The lockdown hit me like a strong gust of wind, forcing me to take a couple of steps back. What had just happened? All of a sudden, out of the blue, there was no school, no meeting friends, no playing sports- no nothing. Everything came to a stand-still and there was little we could do about it.
It was a few days into the lockdown when I realised there was a lot good that could come out of this too; and not just on a personal level, but on a global level as well. Pollution levels must be slowly decreasing, nature could finally get some time to breathe and there was still so much we could do at home! Starting that day, the lockdown, through my family's craftful eyes, was no more compared to prison, but rather just a rainbow that we discovered hiding behind the ballistic clouds and thundering rain, waiting to be noticed.
So, from then onwards, we would find something to amuse us every day and many times, it was baking. Over the course of the last few weeks, I have learned how to make myriad desserts- more than that that I could learn in a year due to my schedule! Furthermore, every night, the family comes together not just for dinner, but to spend some ‘quality time’ that hundreds of other families just like ours often get stolen from. Whether it was a simple game of UNO or a more competitive one like Battleship, everyone tried to make it. If not a board game, we would all gather together for a late night in the TV room, our grins as wide as our faces.
It wasn't only this, however, that kept our time passing, but the online school also played a big role here. For all five days of the week, since the very start of the lockdown, we would wait desperately to see our classmates, our tongues hungry for a small piece of life as we thought to stay placid on the plate.
However, this also willingly welcomed homework, with big warm hugs. It also meant that things would be very different during this period of time seeing that there was no employment and worries clouded the gloomy minds of people with an unpredictable future. Money had to be saved, food had to be valued and every tiny little glimpse of sunshine from out the window had to be cherished the way it was.

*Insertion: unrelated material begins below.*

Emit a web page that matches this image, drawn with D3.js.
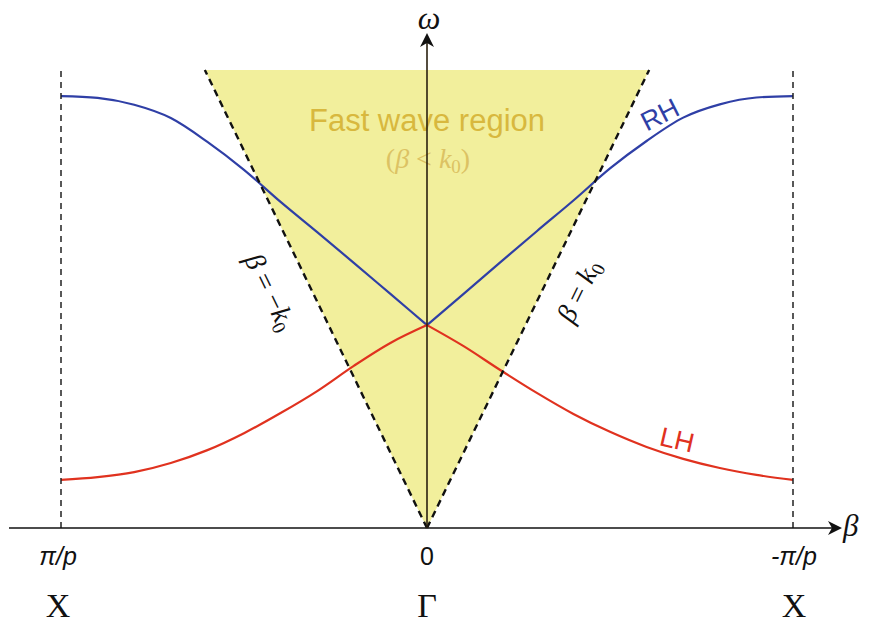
<!DOCTYPE html>
<html>
<head>
<meta charset="utf-8">
<script src="https://cdn.jsdelivr.net/npm/d3@7"></script>
<style>
  html, body { margin: 0; padding: 0; background: #fff; }
  svg { display: block; }
</style>
</head>
<body>
<svg id="chart" width="877" height="625"></svg>
<script>
// Normalised Bloch wavenumber β (in units of π/p) and frequency ω
const betaLeft  = [-1, -0.9, -0.8, -0.7, -0.6, -0.5, -0.4, -0.3, -0.2, -0.1, 0];
const betaRight = [0, 0.1, 0.2, 0.3, 0.4, 0.5, 0.6, 0.7, 0.8, 0.9, 1];

// Right-handed branch
const rhLeft  = [0.943, 0.939, 0.924, 0.895, 0.843, 0.782, 0.712, 0.646, 0.579, 0.511, 0.443];
const rhRight = [0.443, 0.511, 0.580, 0.648, 0.715, 0.785, 0.845, 0.896, 0.925, 0.940, 0.943];

// Left-handed branch
const lhLeft  = [0.105, 0.111, 0.122, 0.142, 0.170, 0.207, 0.251, 0.299, 0.354, 0.404, 0.443];
const lhRight = [0.443, 0.397, 0.345, 0.295, 0.249, 0.210, 0.177, 0.151, 0.131, 0.116, 0.105];

// Light line β = ±k0 : β/ω slope, drawn up to ω = 1
const lightSlope = 0.607;
const omegaTop = 1;

// Axis tick labels
const tickBetas = [-1, 0, 1];
const tickLabels = ["π/p", "0", "-π/p"];
const pointLabels = ["X", "Γ", "X"];

const svg = d3.select("#chart");
const x = d3.scaleLinear().domain([-1, 1]).range([61, 793]);
const y = d3.scaleLinear().domain([0, 1]).range([528, 70]);

const blue = "#2f3fa6";
const red = "#e0321f";

// Fast wave region (inside the light cone)
const cone = [[0, 0], [-lightSlope * omegaTop, omegaTop], [lightSlope * omegaTop, omegaTop]];
svg.append("path")
  .attr("d", d3.line().x(d => x(d[0])).y(d => y(d[1]))(cone) + "Z")
  .attr("fill", "#f2ef9c");

svg.append("text")
  .attr("x", x(0)).attr("y", 131)
  .attr("text-anchor", "middle")
  .attr("font-family", "Liberation Sans, Arial, sans-serif")
  .attr("font-size", 31)
  .attr("fill", "#d8b83e")
  .text("Fast wave region");

const fw = svg.append("text")
  .attr("x", x(0) + 1).attr("y", 168)
  .attr("text-anchor", "middle")
  .attr("font-family", "Liberation Serif, Times New Roman, serif")
  .attr("font-size", 28)
  .attr("fill", "#dcc263");
fw.append("tspan").text("(");
fw.append("tspan").attr("font-style", "italic").text("β");
fw.append("tspan").text(" < ");
fw.append("tspan").attr("font-style", "italic").text("k");
fw.append("tspan").attr("font-size", 19).attr("dy", 5).text("0");
fw.append("tspan").attr("dy", -5).text(")");

// Dispersion branches
const line = d3.line().x(d => x(d[0])).y(d => y(d[1])).curve(d3.curveMonotoneX);
const branches = [
  { b: betaLeft,  w: rhLeft,  c: blue },
  { b: betaRight, w: rhRight, c: blue },
  { b: betaLeft,  w: lhLeft,  c: red },
  { b: betaRight, w: lhRight, c: red }
];
branches.forEach(s => {
  svg.append("path")
    .attr("d", line(s.b.map((v, i) => [v, s.w[i]])))
    .attr("fill", "none")
    .attr("stroke", s.c)
    .attr("stroke-width", 2.2)
    .attr("stroke-linejoin", "round");
});

// Light lines
[-1, 1].forEach(sgn => {
  svg.append("line")
    .attr("x1", x(0)).attr("y1", y(0))
    .attr("x2", x(sgn * lightSlope * omegaTop)).attr("y2", y(omegaTop))
    .attr("stroke", "#111")
    .attr("stroke-width", 2.4)
    .attr("stroke-dasharray", "7,5");
});

// Brillouin zone edges
[-1, 1].forEach(b => {
  svg.append("line")
    .attr("x1", x(b)).attr("y1", y(0))
    .attr("x2", x(b)).attr("y2", y(omegaTop))
    .attr("stroke", "#222")
    .attr("stroke-width", 1.5)
    .attr("stroke-dasharray", "6,5");
});

// Axes with arrow heads
svg.append("line")
  .attr("x1", 9).attr("y1", y(0)).attr("x2", 836).attr("y2", y(0))
  .attr("stroke", "#111").attr("stroke-width", 1.6);
svg.append("path")
  .attr("d", `M842,${y(0)} L828,${y(0) - 7} L832,${y(0)} L828,${y(0) + 7} Z`)
  .attr("fill", "#111");

svg.append("line")
  .attr("x1", x(0)).attr("y1", y(0)).attr("x2", x(0)).attr("y2", 40)
  .attr("stroke", "#2a2010").attr("stroke-width", 1.6);
svg.append("path")
  .attr("d", `M${x(0)},33 L${x(0) - 7},47 L${x(0)},43 L${x(0) + 7},47 Z`)
  .attr("fill", "#111");

svg.append("text")
  .attr("x", x(0) + 2).attr("y", 29)
  .attr("text-anchor", "middle")
  .attr("font-family", "Liberation Serif, Times New Roman, serif")
  .attr("font-style", "italic")
  .attr("font-size", 32)
  .attr("fill", "#111")
  .text("ω");

svg.append("text")
  .attr("x", 843).attr("y", 536)
  .attr("font-family", "Liberation Serif, Times New Roman, serif")
  .attr("font-style", "italic")
  .attr("font-size", 31)
  .attr("fill", "#111")
  .text("β");

// Tick labels and symmetry points
tickBetas.forEach((b, i) => {
  const off = i === 0 ? -3 : (i === 2 ? 1 : 0);
  svg.append("text")
    .attr("x", x(b) + off).attr("y", 565)
    .attr("text-anchor", "middle")
    .attr("font-family", "Liberation Sans, Arial, sans-serif")
    .attr("font-style", i === 1 ? "normal" : "italic")
    .attr("font-size", 25)
    .attr("fill", "#111")
    .text(tickLabels[i]);
  svg.append("text")
    .attr("x", x(b) + off).attr("y", 617)
    .attr("text-anchor", "middle")
    .attr("font-family", "Liberation Serif, Times New Roman, serif")
    .attr("font-size", 34)
    .attr("fill", "#111")
    .text(pointLabels[i]);
});

// Light line labels
function lightLabel(cx, cy, angle, minus) {
  const t = svg.append("text")
    .attr("transform", `translate(${cx},${cy}) rotate(${angle})`)
    .attr("y", 9)
    .attr("text-anchor", "middle")
    .attr("font-family", "Liberation Serif, Times New Roman, serif")
    .attr("font-size", 28)
    .attr("fill", "#111");
  t.append("tspan").attr("font-style", "italic").text("β");
  t.append("tspan").text(minus ? " = −" : " = ");
  t.append("tspan").attr("font-style", "italic").text("k");
  t.append("tspan").attr("font-size", 19).attr("dy", 5).text("0");
}
lightLabel(270, 292, 64, true);
lightLabel(579, 291, -64, false);

// Branch labels
svg.append("text")
  .attr("transform", "translate(660,115) rotate(-27)")
  .attr("y", 9)
  .attr("text-anchor", "middle")
  .attr("font-family", "Liberation Sans, Arial, sans-serif")
  .attr("font-size", 27)
  .attr("fill", blue)
  .text("RH");

svg.append("text")
  .attr("transform", "translate(677,440) rotate(13)")
  .attr("y", 9)
  .attr("text-anchor", "middle")
  .attr("font-family", "Liberation Sans, Arial, sans-serif")
  .attr("font-size", 27)
  .attr("fill", red)
  .text("LH");
</script>
</body>
</html>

I do believe that we must have an optimistic view of the future at this point. Nonetheless, some intimidating facts have marched into view. The stress level for numerous people has reached its apex, leading to unhealthy thoughts, to gloomy, pessimistic views that can arouse alarming ideas in people's minds and can cause disturbing results. Instead, this has come to such an extent that the government has called for over-the-phone counselling centers so that people do not make any rash decisions too soon.
There is a lot one could learn from these few restrained months and many more to go and each individual could learn something different from the other. Finally, we have learned that there are always two sides to the same problem- it doesn't have to be a dilemma- it can be more of a choice. The world must learn to work together, to trust, to cooperate, to respect- but most importantly, to empathise and I feel, thanks to this virus, gradually this virtue is coming into play. The world is gently but progressively learning to choose the nicer path, the choice that doesn't surround ‘me’ but instead surrounds ‘us’.